At a theoretical level, this is a reinforcement of the Schelling segregation model, where forced admixture of heterogeneous communities invariably result in desegregation. I have blogged about it in the context of housing and school choice.
However, the policy takeaways suggested are pretty much dead-ends. Neighborhood-wide relocation runs into the constraint of land availability. As to slum upgradation by redevelopment (PPP or not), it is too complex and challenging to do in any reasonable scale. Slum upgradation by improving infrastructure while keeping the existing stock runs into execution challenges (5-10 feet roads, and that too varying widely, makes infrastructure augmentation a nightmare, even an impossibility) given the extremely congested nature of most slums and squatter settlements. If, for implementation in scale, upgradation of any kind is less that satisfactory and neighbourhood relocation is prohibitive, then we are left only with relocation to the suburbs as a decidedly second-best alternative.

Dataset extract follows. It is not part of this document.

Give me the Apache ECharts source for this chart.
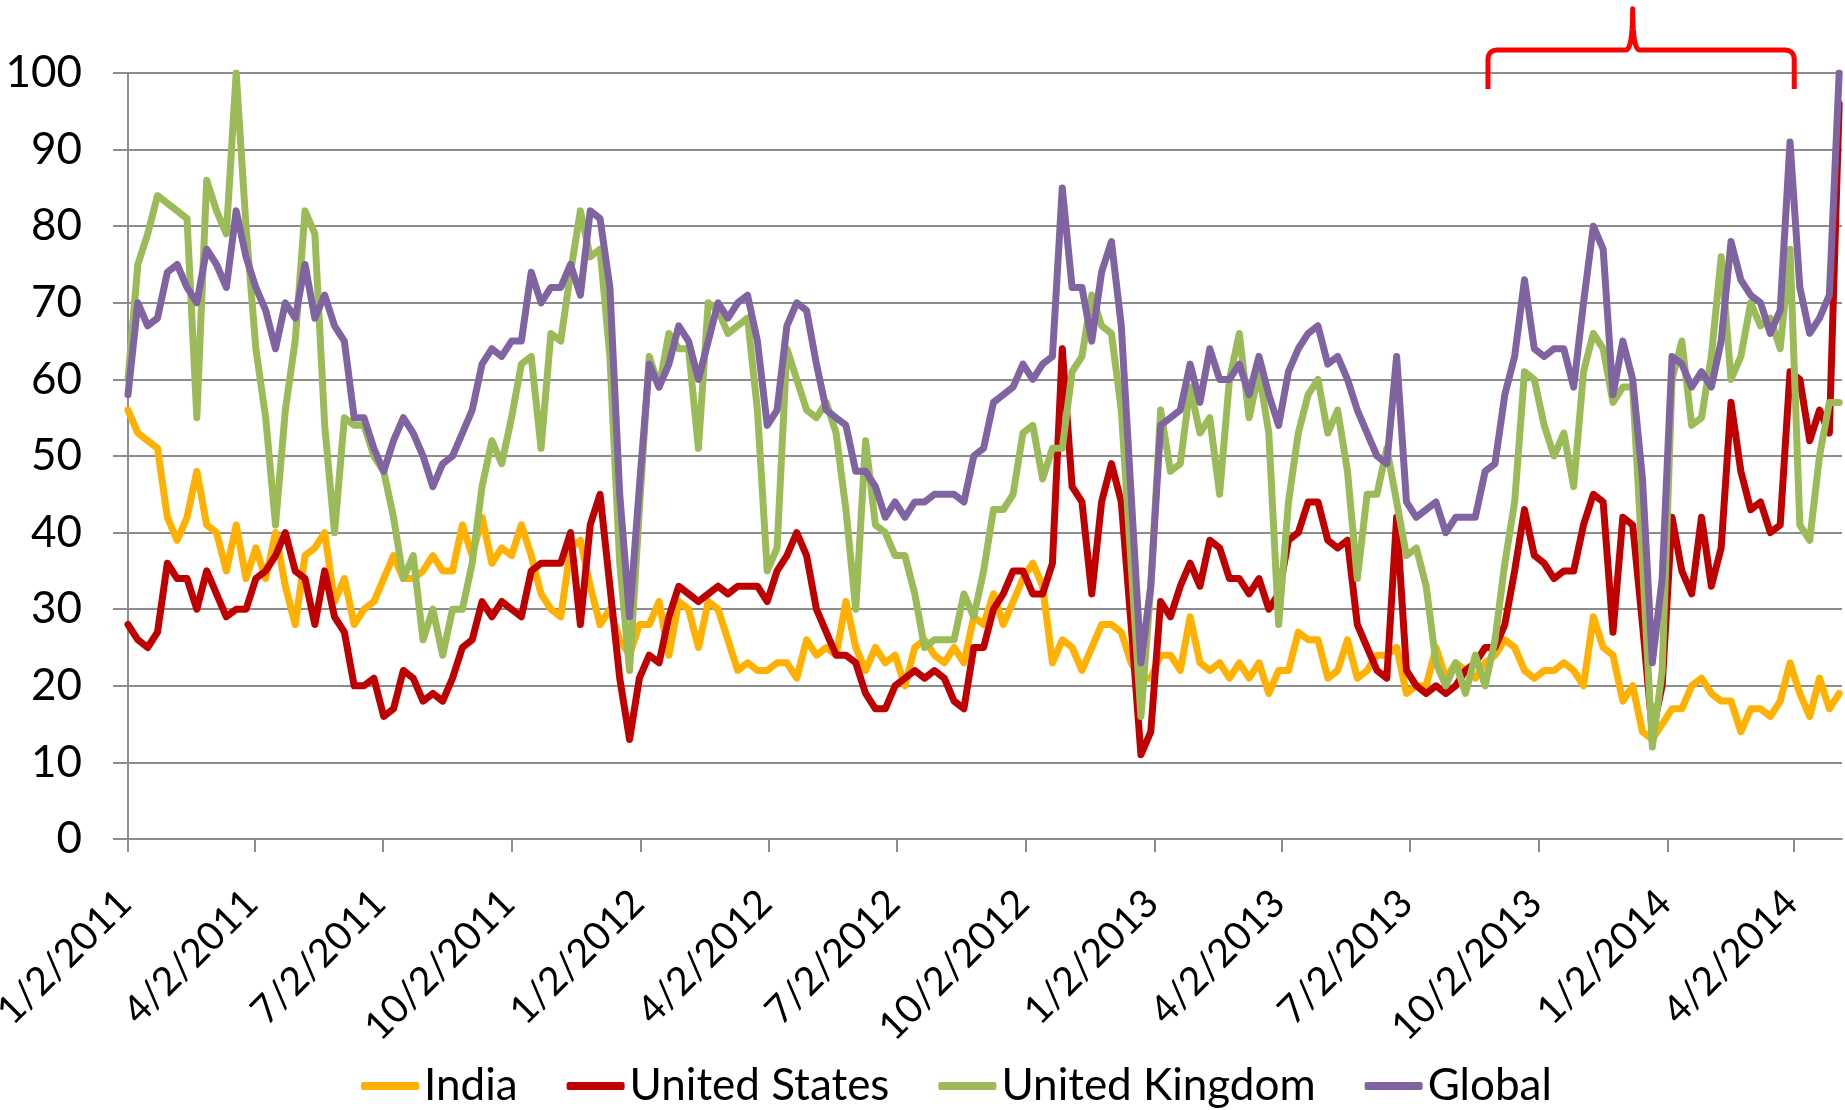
<!DOCTYPE html>
<html>
<head>
<meta charset="utf-8">
<script src="https://cdn.jsdelivr.net/npm/echarts@6/dist/echarts.min.js"></script>
<style>
  html, body { margin: 0; padding: 0; background: #fff; }
  #main { width: 1845px; height: 1110px; }
</style>
</head>
<body>
<div id="main"></div>
<script>
// weekly points, first week starts 1/2/2011
var startDate = '1/2/2011';
var tickDates = ['1/2/2011', '4/2/2011', '7/2/2011', '10/2/2011', '1/2/2012', '4/2/2012', '7/2/2012',
  '10/2/2012', '1/2/2013', '4/2/2013', '7/2/2013', '10/2/2013', '1/2/2014', '4/2/2014'];
var seriesNames = ['India', 'United States', 'United Kingdom', 'Global'];

var india = [
  56,53,52,51,42,39,42,48,41,40, 35,41,34,38,34,40,33,28,37,38, 40,31,34,28,30,31,34,37,34,34,
  35,37,35,35,41,37,42,36,38,37, 41,37,32,30,29,38,39,33,28,30, 26,24,28,28,31,24,31,30,25,
  31,30,26,22,23,22,22,23,23,21, 26,24,25,24,31,25,22,25,23,24, 20,25,26,24,23,25,23,29,28,
  32,28,31,34,36,33,23,26,25,22, 25,28,28,27,23,21,21,24,24,22, 29,23,22,23,21,23,21,23,19,
  22,22,27,26,26,21,22,26,21,22, 24,24,25,19,20,20,25,21,23,22, 21,23,24,26,25,22,21,22,22,
  23,22,20,29,25,24,18,20,14,13, 15,17,17,20,21,19,18,18,14,17, 17,16,18,23,19,16,21,17,19
];
var unitedStates = [
  28,26,25,27,36,34,34,30,35,32, 29,30,30,34,35,37,40,35,34,28, 35,29,27,20,20,21,16,17,22,21,
  18,19,18,21,25,26,31,29,31,30, 29,35,36,36,36,40,28,41,45,33, 21,13,21,24,23,29,33,32,31,
  32,33,32,33,33,33,31,35,37,40, 37,30,27,24,24,23,19,17,17,20, 21,22,21,22,21,18,17,25,25,
  30,32,35,35,32,32,36,64,46,44, 32,44,49,44,28,11,14,31,29,33, 36,33,39,38,34,34,32,34,30,
  32,39,40,44,44,39,38,39,28,25, 22,21,42,22,20,19,20,19,20,22, 23,25,25,28,35,43,37,36,34,
  35,35,41,45,44,27,42,41,28,14, 20,42,35,32,42,33,38,57,48,43, 44,40,41,61,60,52,56,53,96
];
var unitedKingdom = [
  60,75,79,84,83,82,81,55,86,82, 79,100,80,64,55,41,56,65,82,79, 54,40,55,54,54,50,48,42,34,37,
  26,30,24,30,30,36,46,52,49,55, 62,63,51,66,65,74,82,76,77,63, 36,22,43,63,59,66,64,64,51,
  70,69,66,67,68,56,35,38,64,60, 56,55,57,53,43,30,52,41,40,37, 37,32,25,26,26,26,32,29,35,
  43,43,45,53,54,47,51,51,61,63, 71,67,66,56,36,16,33,56,48,49, 59,53,55,45,60,66,55,61,53,
  28,44,53,58,60,53,56,48,34,45, 45,51,44,37,38,33,23,20,23,19, 24,20,26,36,44,61,60,54,50,
  53,46,61,66,64,57,59,59,36,12, 22,60,65,54,55,63,76,60,63,70, 67,68,64,77,41,39,50,57,57
];
var globalIdx = [
  58,70,67,68,74,75,72,70,77,75, 72,82,76,72,69,64,70,68,75,68, 71,67,65,55,55,51,48,52,55,53,
  50,46,49,50,53,56,62,64,63,65, 65,74,70,72,72,75,71,82,81,72, 45,29,46,62,59,62,67,65,60,
  65,70,68,70,71,65,54,56,67,70, 69,62,56,55,54,48,48,46,42,44, 42,44,44,45,45,45,44,50,51,
  57,58,59,62,60,62,63,85,72,72, 65,74,78,67,45,23,33,54,55,56, 62,57,64,60,60,62,58,63,58,
  54,61,64,66,67,62,63,60,56,53, 50,49,63,44,42,43,44,40,42,42, 42,48,49,58,63,73,64,63,64,
  64,59,70,80,77,58,65,60,47,23, 34,63,62,59,61,59,65,78,73,71, 70,66,69,91,72,66,68,71,100
];
var colors = ['#FFB000', '#C00000', '#9BBB59', '#8064A2'];

// 括号标注的位置（日期，数值）
var braceFrom = '8/27/2013', braceTip = '12/8/2013', braceTo = '4/2/2014';

var FONT = 'Lato, "Open Sans", sans-serif';
var DAY = 24 * 3600 * 1000;

function parseDate(s) {
  var p = s.split('/');
  return Date.UTC(+p[2], +p[0] - 1, +p[1]);
}
var t0 = parseDate(startDate);
function dayOf(s) { return Math.round((parseDate(s) - t0) / DAY); }
function dateLabel(d) {
  var t = new Date(t0 + d * DAY);
  return (t.getUTCMonth() + 1) + '/' + t.getUTCDate() + '/' + t.getUTCFullYear();
}
function toPairs(arr) {
  var out = [];
  for (var i = 0; i < arr.length; i++) out.push([i * 7, arr[i]]);
  return out;
}

var tickDays = tickDates.map(dayOf);
var allData = [india, unitedStates, unitedKingdom, globalIdx];

var chart = echarts.init(document.getElementById('main'));
var option = {
  animation: false,
  backgroundColor: '#fff',
  grid: { left: 128, right: 3, top: 73, bottom: 271, outerBoundsMode: 'none' },
  legend: {
    data: seriesNames,
    left: 356, top: 1056,
    icon: 'roundRect',
    itemWidth: 58, itemHeight: 8, itemGap: 49,
    textStyle: { fontFamily: FONT, fontSize: 44, color: '#000', lineHeight: 50 }
  },
  xAxis: {
    type: 'value',
    min: 0, max: 1220,
    splitLine: { show: false },
    axisLine: { lineStyle: { color: '#8c8c8c', width: 2 } },
    axisTick: { customValues: tickDays, length: 13, lineStyle: { color: '#8c8c8c', width: 2 } },
    axisLabel: {
      customValues: tickDays,
      rotate: 45, margin: 27,
      verticalAlign: 'top',
      padding: [0, 24, 0, 0],
      fontFamily: FONT, fontSize: 39, color: '#000',
      formatter: function (v) { return dateLabel(v); }
    }
  },
  yAxis: {
    type: 'value',
    min: 0, max: 100, interval: 10,
    axisLine: { show: true, lineStyle: { color: '#8c8c8c', width: 2 } },
    axisTick: { show: true, length: 15, lineStyle: { color: '#8c8c8c', width: 2 } },
    splitLine: { lineStyle: { color: '#8c8c8c', width: 2 } },
    axisLabel: { margin: 46, fontFamily: FONT, fontSize: 44, color: '#000' }
  },
  series: seriesNames.map(function (name, i) {
    return {
      name: name,
      type: 'line',
      data: toPairs(allData[i]),
      showSymbol: false,
      symbol: 'none',
      color: colors[i],
      lineStyle: { width: 7, color: colors[i], join: 'round', cap: 'round' },
      z: 2 + i
    };
  })
};
chart.setOption(option);

// 红色大括号（折线近似）
function px(d, v) { return chart.convertToPixel({ xAxisIndex: 0, yAxisIndex: 0 }, [d, v]); }
function quad(pts, p0, c, p1) {
  for (var k = 1; k <= 10; k++) {
    var t = k / 10, u = 1 - t;
    pts.push([u * u * p0[0] + 2 * u * t * c[0] + t * t * p1[0],
              u * u * p0[1] + 2 * u * t * c[1] + t * t * p1[1]]);
  }
}
var pA = px(dayOf(braceFrom), 97.9), pB = px(dayOf(braceFrom), 103);
var pT = px(dayOf(braceTip), 108.4), pC = px(dayOf(braceTo), 97.9);
var yb = pA[1], ybar = pB[1], ytip = pT[1];
var L = pA[0], R = pC[0], T = pT[0], r = 10, r2 = 7;
var pts = [[L, yb], [L, ybar + r]];
quad(pts, [L, ybar + r], [L, ybar], [L + r, ybar]);
pts.push([T - r2, ybar]);
quad(pts, [T - r2, ybar], [T, ybar], [T, ytip]);
quad(pts, [T, ytip], [T, ybar], [T + r2, ybar]);
pts.push([R - r, ybar]);
quad(pts, [R - r, ybar], [R, ybar], [R, ybar + r]);
pts.push([R, yb]);
chart.setOption({
  graphic: [{
    type: 'polyline',
    shape: { points: pts },
    style: { fill: null, stroke: '#FF0000', lineWidth: 5, lineJoin: 'round' },
    z: 100
  }]
});
</script>
</body>
</html>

This blog has consistently held the view that it may be a wrong framing to assess low income housing programs in terms of its ability to retain residents. Such programs, including the recently launched Government of India's Housing for All program, should be seen as instruments to increase the supply of formal affordable housing stock. At a time when land has been priced out of the reach of low income households, any low-income stock addition happening is basically in the informal sector, most often by way of densification of already congested slums and squatter settlements.
In fact, in view of the near absence of formal affordable housing, the low-income migrants in any case mostly squat in the suburbs. The units sold away by the original allottees are merely transferred to the newer migrants, thereby providing formal low-income housing for them. The relocation colonies, by adding to the housing stock, are actually limiting the further slumification of the city.

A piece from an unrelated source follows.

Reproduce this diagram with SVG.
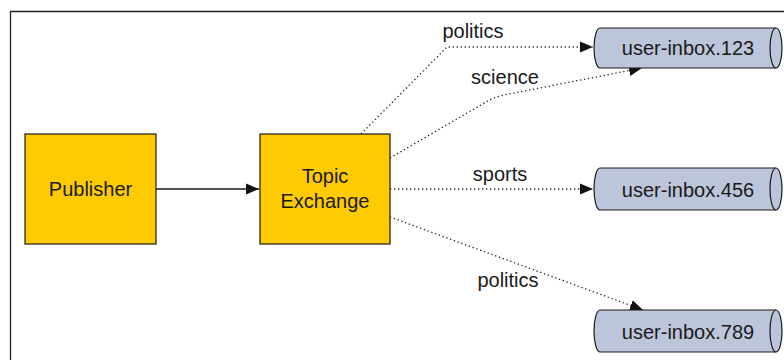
<svg xmlns="http://www.w3.org/2000/svg" width="784" height="360" viewBox="0 0 784 360">
<style>
text{font-family:"Liberation Sans",Arial,sans-serif;font-size:20px;fill:#1a1a1a;text-anchor:middle}
.box{fill:#fecb00;stroke:#1a1a1a;stroke-width:1.2}
.cyl{fill:#bcc5d9;stroke:#1a1a1a;stroke-width:1.2}
.solid{fill:none;stroke:#1a1a1a;stroke-width:1.3}
.dot{fill:none;stroke:#222;stroke-width:1.3;stroke-dasharray:1.3 2.7}
</style>
<defs>
<marker id="ah" markerUnits="userSpaceOnUse" markerWidth="14" markerHeight="12" refX="13" refY="6" orient="auto" viewBox="0 0 14 12">
<path d="M0,0.5 L13,6 L0,11.5 Z" fill="#111"/>
</marker>
</defs>
<g id="frame">
<path d="M10.5,360 V11.5 H784" fill="none" stroke="#222" stroke-width="1.3"/>
</g>
<g id="connectors">
<path class="solid" d="M156,189 H259" marker-end="url(#ah)"/>
<path class="dot" d="M361,134 L447,47 H593" marker-end="url(#ah)"/>
<path class="dot" d="M390,158 L486,102 Q494,97 504,95 L642,68" marker-end="url(#ah)"/>
<path class="dot" d="M390,189 H593" marker-end="url(#ah)"/>
<path class="dot" d="M390,217 L643,310" marker-end="url(#ah)"/>
<text x="473" y="38">politics</text>
<text x="505" y="84">science</text>
<text x="500" y="181">sports</text>
<text x="508" y="287">politics</text>
</g>
<g id="publisher">
<rect class="box" x="25" y="134" width="131" height="110"/>
<text x="90.5" y="196">Publisher</text>
</g>
<g id="topic-exchange">
<rect class="box" x="260" y="134" width="130" height="110"/>
<text x="325" y="183">Topic</text>
<text x="325" y="208">Exchange</text>
</g>
<g id="user-inbox-123">
<path class="cyl" d="M600,28 H776 A6,20 0 0 1 776,68 H600 A6,20 0 0 1 600,28 Z"/>
<path class="cyl" d="M776,28 A6,20 0 0 0 776,68" fill="none"/>
<text x="688" y="55">user-inbox.123</text>
</g>
<g id="user-inbox-456">
<path class="cyl" d="M600,168 H776 A6,21 0 0 1 776,210 H600 A6,21 0 0 1 600,168 Z"/>
<path class="cyl" d="M776,168 A6,21 0 0 0 776,210" fill="none"/>
<text x="688" y="197">user-inbox.456</text>
</g>
<g id="user-inbox-789">
<path class="cyl" d="M600,310 H776 A6,21 0 0 1 776,352 H600 A6,21 0 0 1 600,310 Z"/>
<path class="cyl" d="M776,310 A6,21 0 0 0 776,352" fill="none"/>
<text x="688" y="339">user-inbox.789</text>
</g>
</svg>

Further, given the implementation challenges (identification etc), resource constraints (massive demand likely from new migrants), and the political difficulty associated (with targeting newer migrants when older ones are themselves without housing), this process of internal transactions between the original beneficiaries and the new buyers may be a less-distortionary and acceptable second-best affordable housing strategy. This would be the case even with the inevitable political cronyism that accompanies such transactions.